Cuccinelli also has connections to the donor which have come under scrutiny, though in the Quinnipiac poll, 70% of voters said the mounting controversy wouldn't affect their vote for governor.

The poll was conducted July 11-15 by telephone from 1,030 registered voters. The sampling error was plus or minus 3.1 percentage points.

Filed under: Polls • Same-sex marriage • Virginia
soundoff (7 Responses)
  1. Rudy NYC

    It is woefully ironic that conservatives cannot see the hypocrisy in their political stances on various issues. More times than not it is a variation of the "smaller government" patriots wanting to enact "bigger government" legislation that reaches into people's lives to restrict and/or control it. Gay marriage is just another example of this pattern.

    The right wing fails to see hypocrisy of their Christian conservative wing. The right clailmes to value the rights granted by the US Constitution, while at the same time trying to bend everyone to their religious laws. Do they think that the Bill of Rights begins with the 2nd Amendment?

    Or is that they only believe in half of the 1st Amendment, choosing to ignore the freedom of religion. The right wing has extreme difficulty understanding that the 1st Amendment outlines freedom OF religion for the people, and freedom FROM religion for the government. I find all of the right's argument that "God defines marriage to be between a man and a woman," to be theocratic dogma, which has no place in the conversation about government policy and laws.

    The problem is that too many of them believe that the idea of the separation of church and state is wrong: i.e., Rick Santorum.

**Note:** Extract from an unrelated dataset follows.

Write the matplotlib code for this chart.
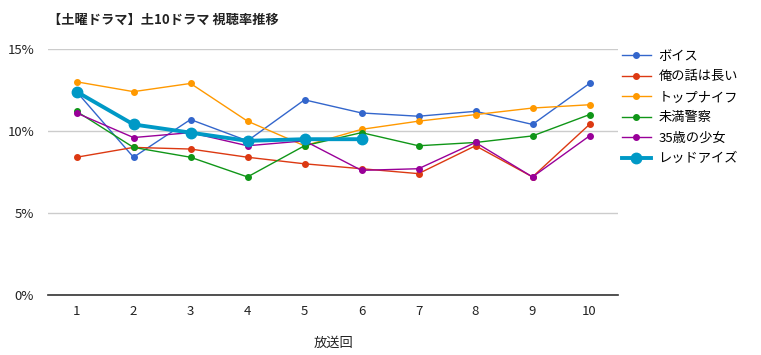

    July 18, 2013 08:40 am at 8:40 am |
  2. M.A.P.

    I agree with Ruby, the Republican party have to practice what they preach or they are totally irrelevant. They say the proposed gun laws are invasive, well how about your abortion banning, gay marriage banning laws? Are those laws not intrusive on people's personal freedom? What happened to separation of religion and state? They are a bunch of spiteful hypocrits with questionable morals (free guns for everyone? Arm all school teachers with semi automatic weapons?).

    Why aren't they focusing on making more jobs like they said? Instead they go straigh to the socuial issues which have little to no impact on the economy. I thought it was Republicans arguing that "gay marriage is not the most important issue right now" .- sure it may not be, but then why are they so fired up anytime it is mentioned? Because it's written in THEIR bible (not mine).

    July 18, 2013 09:30 am at 9:30 am |
  3. Anonymous

    Fair is Fair wrote:

    Reuters is reporting that there are exemptions for both severe fetal abnormalities and when the mother's life is in danger. I'd take Reuter's word before the Huffington post.
    That is not what the Reuters article that I read says at all. Dated today and titled, "Texas governor set to sign restrictive new abortion law". At first glance it appears to be a nearly identical to this one, word for word.

    July 18, 2013 09:58 am at 9:58 am |
  4. Tampa Tim

    The republicans have waged wars against seniors, women, gays, veterans, college students, minorities, the poor, the uninsured, etc. I'll bet they blame main stream media when they get 40% of the vote and lose the 2016 election.

    July 18, 2013 10:07 am at 10:07 am |
  5. rs

    What is so readily apparent (as Rudy rightly points out) is that the GOP has no coherant policy- I've said it before- I believe they are post policy. They are simple reactionaries now. They don't like something, the cobble together some position and run with it, either not caring or not noticing that reaction # 1 lies 180 degrees away from reaction #2. "We're for small government", but they want the full weight of a state government to FORCE women to bear children- whether that is what the woman or her doctor think prudent; We're fiscal conservatives", except that they want border guards and towers wvery 1,000' on the border- $billions if not $trillions wasted; "we're pro-life", but they won't spend a thin dime on Food Stamps- corporate welfare for corporate agribusiness is fine, and on and on.

    Perry signs his Taliban bill today- something that will likely cost the GOP millions of votes, nothing gats done on immigration- something else the GOP will lose votes over.

    The GOP has become completely non-functional, and that might be fine but for the fact we are a two-party nation- nothing gets done if one of the parties decides to go insane.

    July 18, 2013 10:16 am at 10:16 am |
  6. Lynda/Minnesota

    "The GOP has become completely non-functional ... "

    Indeed it has. The sexual activities and reproduction rights (or lack thereof) of their neighbors seems to be the major driving force within the Grand Old Party. As strange as THAT is, it is unfathomable (to me anyway) that they actually take pride in their overall view of what can only be described as sexual fetishes and fantasies being played out as legislative "concerns".

    July 18, 2013 10:29 am at 10:29 am |
  7. M.A.P.

    rs – you hit the nail on the head with the abortion issue. They say they are pro-life, they should change that to pro-fetus, because they really couldn't care less about the life after it's born. No health insurance, no assistance if born into poverty (its the childs fault for being born then), no equal rights if the child ends up being gay (again – childs own fault or "decision"). They really just want to force women to have babies they can't look after because they think that's what thweir imaginary friend GOD wants. It is unbelievably stupid politics they are playing.